--- Raw data ---
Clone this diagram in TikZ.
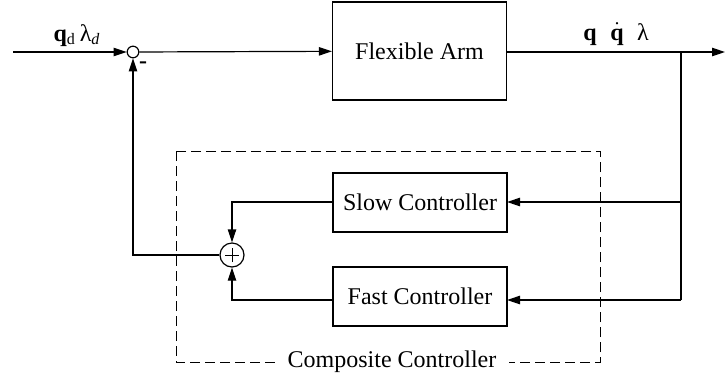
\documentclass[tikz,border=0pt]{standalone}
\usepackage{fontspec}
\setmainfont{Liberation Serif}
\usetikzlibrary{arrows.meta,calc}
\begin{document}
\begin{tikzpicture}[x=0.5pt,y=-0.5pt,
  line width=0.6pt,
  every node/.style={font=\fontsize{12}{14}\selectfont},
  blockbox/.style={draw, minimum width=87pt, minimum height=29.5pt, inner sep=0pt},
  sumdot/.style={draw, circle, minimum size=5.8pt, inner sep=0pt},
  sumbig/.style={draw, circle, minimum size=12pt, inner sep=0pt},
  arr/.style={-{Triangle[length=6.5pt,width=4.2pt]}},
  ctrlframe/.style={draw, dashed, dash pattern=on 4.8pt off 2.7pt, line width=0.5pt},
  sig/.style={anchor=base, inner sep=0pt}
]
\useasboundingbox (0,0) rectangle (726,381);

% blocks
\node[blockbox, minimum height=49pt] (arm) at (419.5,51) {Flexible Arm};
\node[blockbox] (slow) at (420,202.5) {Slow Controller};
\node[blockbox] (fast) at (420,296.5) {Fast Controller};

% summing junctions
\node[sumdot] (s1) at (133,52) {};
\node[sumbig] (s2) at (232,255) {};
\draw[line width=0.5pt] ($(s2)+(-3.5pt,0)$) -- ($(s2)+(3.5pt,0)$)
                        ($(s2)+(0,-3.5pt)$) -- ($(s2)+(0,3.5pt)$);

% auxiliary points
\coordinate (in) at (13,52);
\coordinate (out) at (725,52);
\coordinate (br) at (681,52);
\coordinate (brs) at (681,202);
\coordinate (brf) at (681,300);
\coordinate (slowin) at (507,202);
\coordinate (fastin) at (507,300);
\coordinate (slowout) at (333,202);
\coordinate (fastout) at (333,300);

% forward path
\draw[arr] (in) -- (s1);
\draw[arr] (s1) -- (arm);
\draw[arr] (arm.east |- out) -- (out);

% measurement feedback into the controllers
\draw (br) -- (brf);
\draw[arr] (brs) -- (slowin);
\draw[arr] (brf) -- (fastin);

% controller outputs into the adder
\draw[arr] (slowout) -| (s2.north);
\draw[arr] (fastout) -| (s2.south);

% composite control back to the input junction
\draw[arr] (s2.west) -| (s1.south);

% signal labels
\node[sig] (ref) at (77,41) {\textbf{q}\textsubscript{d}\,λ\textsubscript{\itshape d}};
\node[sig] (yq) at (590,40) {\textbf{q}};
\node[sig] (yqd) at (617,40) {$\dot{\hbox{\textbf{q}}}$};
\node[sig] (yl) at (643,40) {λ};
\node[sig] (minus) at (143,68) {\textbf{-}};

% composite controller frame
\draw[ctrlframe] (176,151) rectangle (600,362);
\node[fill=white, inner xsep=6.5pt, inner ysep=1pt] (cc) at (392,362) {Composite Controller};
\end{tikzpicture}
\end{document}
---
_Short exercise_:
Go through the listing above and write it out again exactly, dropping the pictures.

_Reply to the task_:
Clone this diagram in TikZ.
\documentclass[tikz,border=0pt]{standalone}
\usepackage{fontspec}
\setmainfont{Liberation Serif}
\usetikzlibrary{arrows.meta,calc}
\begin{document}
\begin{tikzpicture}[x=0.5pt,y=-0.5pt,
  line width=0.6pt,
  every node/.style={font=\fontsize{12}{14}\selectfont},
  blockbox/.style={draw, minimum width=87pt, minimum height=29.5pt, inner sep=0pt},
  sumdot/.style={draw, circle, minimum size=5.8pt, inner sep=0pt},
  sumbig/.style={draw, circle, minimum size=12pt, inner sep=0pt},
  arr/.style={-{Triangle[length=6.5pt,width=4.2pt]}},
  ctrlframe/.style={draw, dashed, dash pattern=on 4.8pt off 2.7pt, line width=0.5pt},
  sig/.style={anchor=base, inner sep=0pt}
]
\useasboundingbox (0,0) rectangle (726,381);

% blocks
\node[blockbox, minimum height=49pt] (arm) at (419.5,51) {Flexible Arm};
\node[blockbox] (slow) at (420,202.5) {Slow Controller};
\node[blockbox] (fast) at (420,296.5) {Fast Controller};

% summing junctions
\node[sumdot] (s1) at (133,52) {};
\node[sumbig] (s2) at (232,255) {};
\draw[line width=0.5pt] ($(s2)+(-3.5pt,0)$) -- ($(s2)+(3.5pt,0)$)
                        ($(s2)+(0,-3.5pt)$) -- ($(s2)+(0,3.5pt)$);

% auxiliary points
\coordinate (in) at (13,52);
\coordinate (out) at (725,52);
\coordinate (br) at (681,52);
\coordinate (brs) at (681,202);
\coordinate (brf) at (681,300);
\coordinate (slowin) at (507,202);
\coordinate (fastin) at (507,300);
\coordinate (slowout) at (333,202);
\coordinate (fastout) at (333,300);

% forward path
\draw[arr] (in) -- (s1);
\draw[arr] (s1) -- (arm);
\draw[arr] (arm.east |- out) -- (out);

% measurement feedback into the controllers
\draw (br) -- (brf);
\draw[arr] (brs) -- (slowin);
\draw[arr] (brf) -- (fastin);

% controller outputs into the adder
\draw[arr] (slowout) -| (s2.north);
\draw[arr] (fastout) -| (s2.south);

% composite control back to the input junction
\draw[arr] (s2.west) -| (s1.south);

% signal labels
\node[sig] (ref) at (77,41) {\textbf{q}\textsubscript{d}\,λ\textsubscript{\itshape d}};
\node[sig] (yq) at (590,40) {\textbf{q}};
\node[sig] (yqd) at (617,40) {$\dot{\hbox{\textbf{q}}}$};
\node[sig] (yl) at (643,40) {λ};
\node[sig] (minus) at (143,68) {\textbf{-}};

% composite controller frame
\draw[ctrlframe] (176,151) rectangle (600,362);
\node[fill=white, inner xsep=6.5pt, inner ysep=1pt] (cc) at (392,362) {Composite Controller};
\end{tikzpicture}
\end{document}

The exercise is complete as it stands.